How Statistics Improve Quality Control

In modern manufacturing and service industries, leveraging statistical tools is essential for maintaining high standards of quality and ensuring competitive advantage. By integrating rigorous analysis into everyday operations, organizations can uncover hidden patterns, identify root causes of defects, and optimize performance. This article explores key methods through which statistics enhance quality control, offering insights into variation management, sampling strategies, and advanced analytics for predictive insights.

Understanding Process Variation and Control Charts

Every production line or service process exhibits some degree of natural variability. Distinguishing between common causes (natural fluctuations) and special causes (unexpected anomalies) is a core objective of quality engineers. Control charts, developed by Walter Shewhart in the early 20th century, remain one of the most powerful tools for visualizing and managing this variation.

Fundamentals of Control Charts

• Plotting sequential measurements of a key quality characteristic (e.g., dimension, weight, temperature).
• Establishing a center line (process average) and upper/lower control limits (typically ±3 standard deviation).
• Interpreting signals: points outside limits or nonrandom patterns indicate special cause variation requiring investigation.

Key Benefits

• Early detection of drift in process performance before defects escalate.
• Reduction of waste by focusing corrective actions precisely where out-of-control signals occur.
• Empowerment of operators through real-time visualization of process behavior.

Sampling Techniques and Hypothesis Testing

Formal inspections of every single unit can be costly and time-consuming. Strategic sampling allows quality professionals to draw conclusions about entire lots or batches with measurable confidence.

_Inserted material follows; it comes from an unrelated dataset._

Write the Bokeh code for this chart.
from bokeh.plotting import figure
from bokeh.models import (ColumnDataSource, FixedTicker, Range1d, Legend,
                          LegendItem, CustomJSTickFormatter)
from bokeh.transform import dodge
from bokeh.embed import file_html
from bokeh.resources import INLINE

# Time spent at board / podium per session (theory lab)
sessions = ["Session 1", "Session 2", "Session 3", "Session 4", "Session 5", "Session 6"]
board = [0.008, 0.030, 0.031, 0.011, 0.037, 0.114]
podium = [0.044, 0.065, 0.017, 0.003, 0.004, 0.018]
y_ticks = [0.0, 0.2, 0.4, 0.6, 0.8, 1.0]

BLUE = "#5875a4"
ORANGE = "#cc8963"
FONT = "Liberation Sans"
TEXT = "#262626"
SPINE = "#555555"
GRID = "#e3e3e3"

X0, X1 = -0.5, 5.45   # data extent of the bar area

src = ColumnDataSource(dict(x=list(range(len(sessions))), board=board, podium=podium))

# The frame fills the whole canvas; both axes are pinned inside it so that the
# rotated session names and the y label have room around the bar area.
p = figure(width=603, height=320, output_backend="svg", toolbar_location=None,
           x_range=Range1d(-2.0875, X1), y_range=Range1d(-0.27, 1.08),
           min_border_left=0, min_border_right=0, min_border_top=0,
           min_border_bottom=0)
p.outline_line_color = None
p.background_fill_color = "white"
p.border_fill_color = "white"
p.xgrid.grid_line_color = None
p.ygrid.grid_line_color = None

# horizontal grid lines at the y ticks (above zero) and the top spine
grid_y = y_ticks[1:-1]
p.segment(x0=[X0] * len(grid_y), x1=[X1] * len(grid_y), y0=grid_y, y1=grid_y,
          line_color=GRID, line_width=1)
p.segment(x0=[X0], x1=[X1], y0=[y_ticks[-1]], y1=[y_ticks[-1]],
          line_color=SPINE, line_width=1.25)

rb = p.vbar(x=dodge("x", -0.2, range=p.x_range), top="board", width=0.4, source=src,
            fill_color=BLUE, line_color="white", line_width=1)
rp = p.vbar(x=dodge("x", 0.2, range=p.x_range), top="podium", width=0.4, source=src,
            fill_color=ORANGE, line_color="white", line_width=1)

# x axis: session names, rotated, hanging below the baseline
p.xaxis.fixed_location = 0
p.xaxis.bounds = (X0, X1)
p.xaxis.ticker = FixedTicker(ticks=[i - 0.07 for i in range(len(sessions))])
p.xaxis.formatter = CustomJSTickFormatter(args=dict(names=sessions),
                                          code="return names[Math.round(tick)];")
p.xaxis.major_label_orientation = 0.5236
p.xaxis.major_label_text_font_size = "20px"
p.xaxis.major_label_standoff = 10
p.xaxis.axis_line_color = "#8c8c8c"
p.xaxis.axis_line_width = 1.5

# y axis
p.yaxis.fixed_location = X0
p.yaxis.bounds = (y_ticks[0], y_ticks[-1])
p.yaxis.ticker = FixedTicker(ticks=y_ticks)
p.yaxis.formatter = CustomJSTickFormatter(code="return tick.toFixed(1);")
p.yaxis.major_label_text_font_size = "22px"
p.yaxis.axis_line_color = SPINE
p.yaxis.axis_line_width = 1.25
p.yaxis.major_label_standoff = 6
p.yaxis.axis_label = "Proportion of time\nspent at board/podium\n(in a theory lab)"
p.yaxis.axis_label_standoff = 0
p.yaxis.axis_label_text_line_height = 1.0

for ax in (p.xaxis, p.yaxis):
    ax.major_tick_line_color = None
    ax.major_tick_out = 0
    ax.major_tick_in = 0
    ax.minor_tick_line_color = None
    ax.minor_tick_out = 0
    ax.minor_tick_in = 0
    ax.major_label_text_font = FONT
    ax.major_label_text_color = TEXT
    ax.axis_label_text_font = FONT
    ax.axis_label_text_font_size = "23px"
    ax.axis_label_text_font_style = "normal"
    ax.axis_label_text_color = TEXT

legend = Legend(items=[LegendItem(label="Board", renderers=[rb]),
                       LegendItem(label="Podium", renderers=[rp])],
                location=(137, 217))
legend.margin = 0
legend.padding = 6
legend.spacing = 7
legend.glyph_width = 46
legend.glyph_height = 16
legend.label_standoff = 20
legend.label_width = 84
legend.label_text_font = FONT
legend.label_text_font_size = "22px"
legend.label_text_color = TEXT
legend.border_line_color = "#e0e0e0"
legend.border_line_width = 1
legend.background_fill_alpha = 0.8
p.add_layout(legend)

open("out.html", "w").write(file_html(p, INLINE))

Coupled with hypothesis testing, sampling underpins decision-making regarding acceptance, rejection, or further investigation.

Common Sampling Designs

• Random Sampling – ensures each item has equal chance of selection, reducing selection bias.
• Stratified Sampling – divides population into strata (e.g., day shifts vs. night shifts) to capture subgroup differences.
• Systematic Sampling – picks every k-th item, useful when production flows continuously.

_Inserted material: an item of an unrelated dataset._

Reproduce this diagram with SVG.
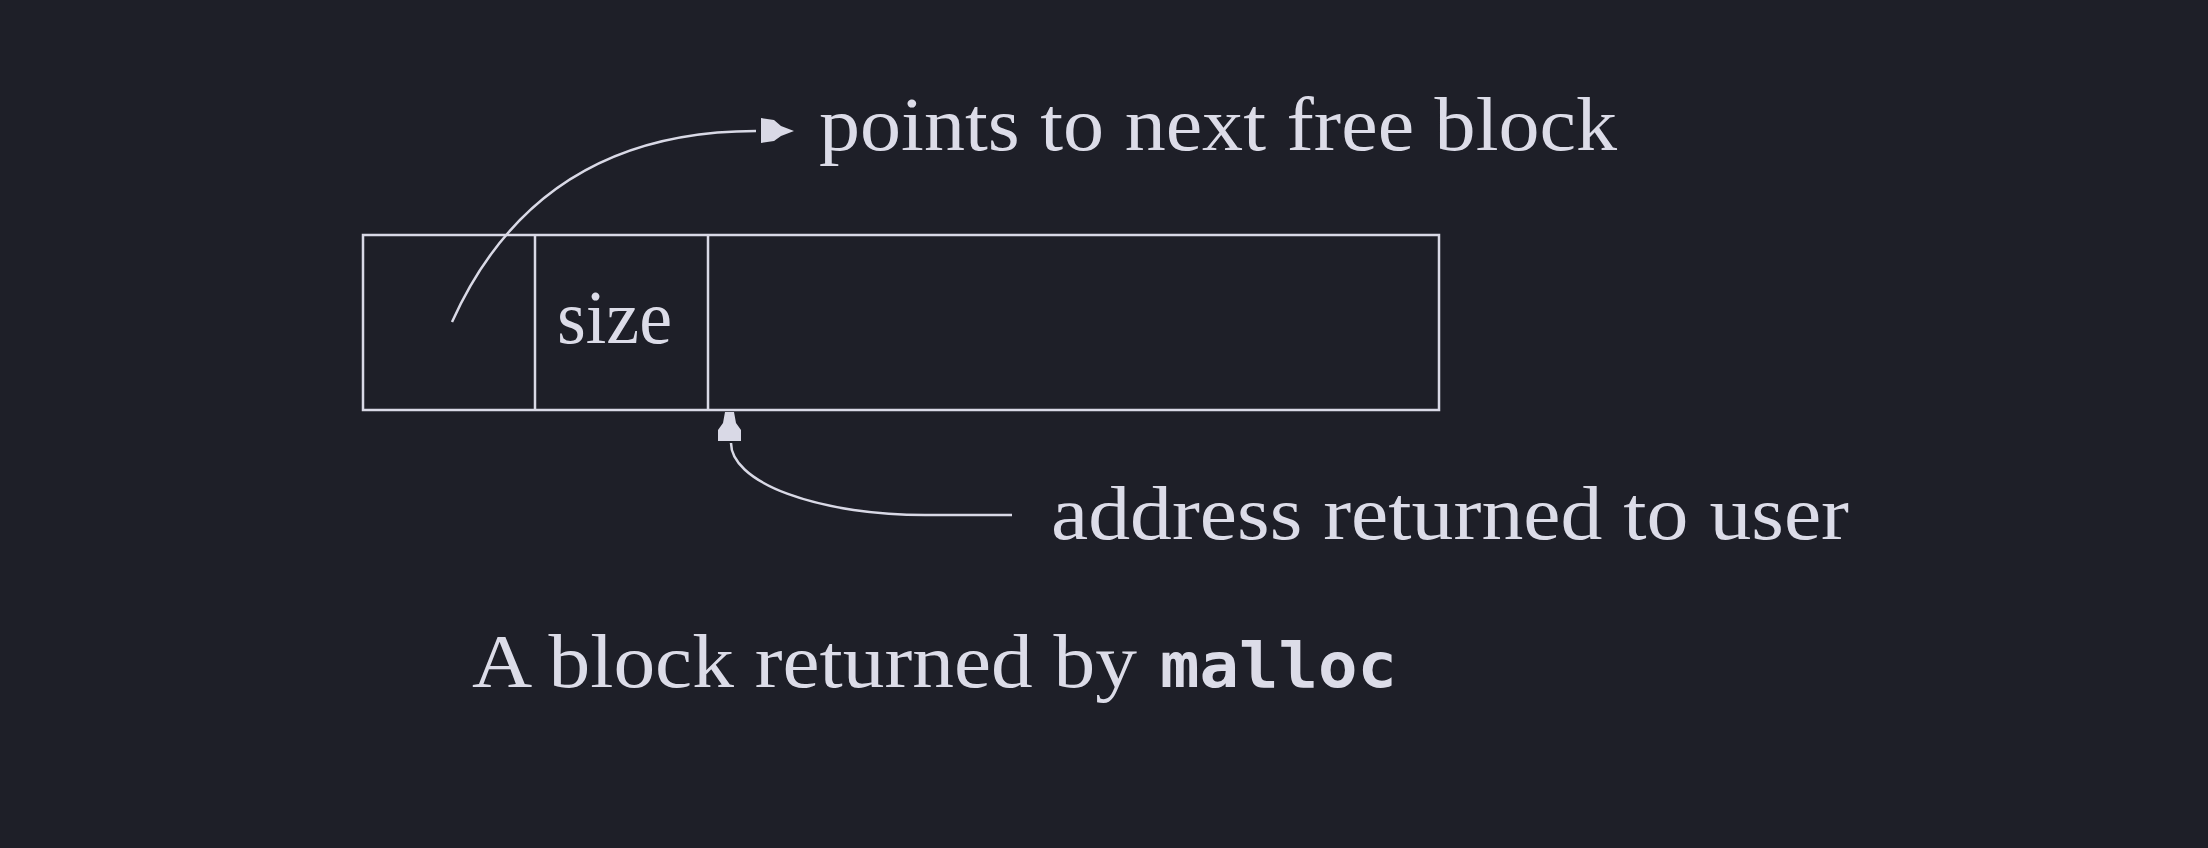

Hypothesis Testing Workflow

• Formulate null hypothesis (H0: process meets specification) and alternative hypothesis (H1: process fails to meet specification).
• Select significance level (α) to control Type I error risk.
• Compute test statistic (e.g., t-test, chi-square) based on sample data and known distribution properties.
• Compare p-value to α: if p-value < α, reject H0 and initiate corrective measures; otherwise, continue routine monitoring.

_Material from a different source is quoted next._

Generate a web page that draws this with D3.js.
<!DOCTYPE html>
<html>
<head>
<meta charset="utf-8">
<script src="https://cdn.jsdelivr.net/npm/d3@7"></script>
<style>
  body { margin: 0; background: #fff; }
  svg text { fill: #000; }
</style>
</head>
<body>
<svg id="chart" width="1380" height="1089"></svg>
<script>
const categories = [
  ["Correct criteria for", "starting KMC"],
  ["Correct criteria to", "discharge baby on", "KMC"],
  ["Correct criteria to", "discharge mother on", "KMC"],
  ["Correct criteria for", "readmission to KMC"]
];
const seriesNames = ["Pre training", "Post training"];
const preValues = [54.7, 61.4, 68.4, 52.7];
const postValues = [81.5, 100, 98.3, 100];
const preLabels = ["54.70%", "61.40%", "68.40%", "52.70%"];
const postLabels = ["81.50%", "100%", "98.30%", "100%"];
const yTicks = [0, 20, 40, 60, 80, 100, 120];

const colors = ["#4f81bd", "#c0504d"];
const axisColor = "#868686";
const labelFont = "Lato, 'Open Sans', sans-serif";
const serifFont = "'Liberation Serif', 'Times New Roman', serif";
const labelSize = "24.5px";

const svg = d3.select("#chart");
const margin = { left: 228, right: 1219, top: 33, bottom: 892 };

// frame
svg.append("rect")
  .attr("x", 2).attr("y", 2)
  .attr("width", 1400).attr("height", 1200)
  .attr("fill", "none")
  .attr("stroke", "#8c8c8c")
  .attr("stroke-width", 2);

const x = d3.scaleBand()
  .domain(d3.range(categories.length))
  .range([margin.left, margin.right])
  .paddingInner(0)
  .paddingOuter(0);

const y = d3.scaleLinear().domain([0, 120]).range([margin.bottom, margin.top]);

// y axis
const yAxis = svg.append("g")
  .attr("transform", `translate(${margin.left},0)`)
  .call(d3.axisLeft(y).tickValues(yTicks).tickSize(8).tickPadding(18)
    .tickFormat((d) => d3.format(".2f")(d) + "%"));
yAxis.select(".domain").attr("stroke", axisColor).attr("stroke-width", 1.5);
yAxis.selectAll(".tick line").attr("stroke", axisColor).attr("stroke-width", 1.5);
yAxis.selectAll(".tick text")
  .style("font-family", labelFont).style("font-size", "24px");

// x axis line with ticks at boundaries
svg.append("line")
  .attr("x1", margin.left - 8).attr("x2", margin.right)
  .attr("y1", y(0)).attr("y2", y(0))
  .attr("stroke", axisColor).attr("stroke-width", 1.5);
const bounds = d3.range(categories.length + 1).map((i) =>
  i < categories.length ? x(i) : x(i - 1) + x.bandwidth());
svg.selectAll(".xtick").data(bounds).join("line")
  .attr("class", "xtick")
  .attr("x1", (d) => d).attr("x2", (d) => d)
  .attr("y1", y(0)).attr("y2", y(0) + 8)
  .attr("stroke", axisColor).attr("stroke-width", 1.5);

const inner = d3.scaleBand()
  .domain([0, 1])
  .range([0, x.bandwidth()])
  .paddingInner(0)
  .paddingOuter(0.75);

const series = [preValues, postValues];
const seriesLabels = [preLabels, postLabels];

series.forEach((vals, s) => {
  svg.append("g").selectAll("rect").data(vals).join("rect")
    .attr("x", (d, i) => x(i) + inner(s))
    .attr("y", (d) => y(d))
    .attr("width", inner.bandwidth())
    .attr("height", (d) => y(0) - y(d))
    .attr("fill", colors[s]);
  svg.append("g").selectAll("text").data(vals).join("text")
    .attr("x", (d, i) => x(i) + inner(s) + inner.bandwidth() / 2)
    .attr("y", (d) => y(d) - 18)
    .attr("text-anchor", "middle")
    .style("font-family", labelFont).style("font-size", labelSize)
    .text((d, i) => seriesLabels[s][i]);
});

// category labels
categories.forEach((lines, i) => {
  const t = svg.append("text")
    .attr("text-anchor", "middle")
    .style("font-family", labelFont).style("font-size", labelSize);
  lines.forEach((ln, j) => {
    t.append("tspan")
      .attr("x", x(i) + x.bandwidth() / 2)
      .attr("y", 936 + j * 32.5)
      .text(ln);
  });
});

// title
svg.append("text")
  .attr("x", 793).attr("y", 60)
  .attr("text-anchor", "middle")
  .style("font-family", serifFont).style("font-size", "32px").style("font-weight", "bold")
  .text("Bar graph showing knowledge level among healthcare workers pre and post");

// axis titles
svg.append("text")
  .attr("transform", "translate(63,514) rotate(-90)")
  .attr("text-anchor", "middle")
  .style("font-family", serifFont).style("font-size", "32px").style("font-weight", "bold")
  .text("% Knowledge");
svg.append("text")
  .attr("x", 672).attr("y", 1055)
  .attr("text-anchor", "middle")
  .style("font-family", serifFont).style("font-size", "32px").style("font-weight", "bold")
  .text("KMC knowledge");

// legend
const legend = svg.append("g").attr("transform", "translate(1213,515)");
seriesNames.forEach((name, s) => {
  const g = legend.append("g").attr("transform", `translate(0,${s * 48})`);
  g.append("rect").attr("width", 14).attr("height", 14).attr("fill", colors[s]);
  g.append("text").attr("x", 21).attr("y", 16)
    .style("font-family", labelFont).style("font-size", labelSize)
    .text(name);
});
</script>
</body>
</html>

Effective sampling and hypothesis testing guard against both overreaction to insignificant fluctuations and complacency when genuine variability threatens quality.

Data-Driven Decision Making and Predictive Analytics

Beyond traditional control charts and sampling, organizations are increasingly adopting data-driven approaches to forecast potential issues and optimize process parameters before defects occur. Predictive analytics combines statistical models, machine learning algorithms, and domain expertise to create actionable insights.

Regression and Correlation Analysis

• Simple Linear Regression – estimates relationship between one predictor (e.g., temperature) and a response (e.g., sheet thickness).
• Multiple Regression – incorporates several predictors to improve model accuracy and reveal interaction effects.
• Correlation Matrices – identify which variables move together, guiding further experimental design or investigative studies.

Advanced Techniques

• Principal Component Analysis (PCA) – reduces dimensionality of process data, highlighting key drivers of variation.
• Classification Trees and Random Forests – segment data into homogeneous groups, predicting defect occurrence under different conditions.
• Neural Networks and Support Vector Machines – capture complex nonlinear relationships where traditional models fall short.

Implementation Considerations

• Data Quality and Integrity – ensuring sensor readings, operator entries, and historical logs are accurate and synchronized.
• Model Validation – using holdout samples or cross-validation to confirm predictive performance before deployment.
• Visualization and Dashboards – translating model outputs into intuitive charts and alert systems for frontline teams.

Key Takeaway

By fusing robust statistical fundamentals with modern predictive methodologies, organizations can transition from reactive troubleshooting to proactive quality assurance. A commitment to continuous monitoring, periodic hypothesis validation, and investment in data-driven infrastructure ensures that products and services consistently meet or exceed customer expectations.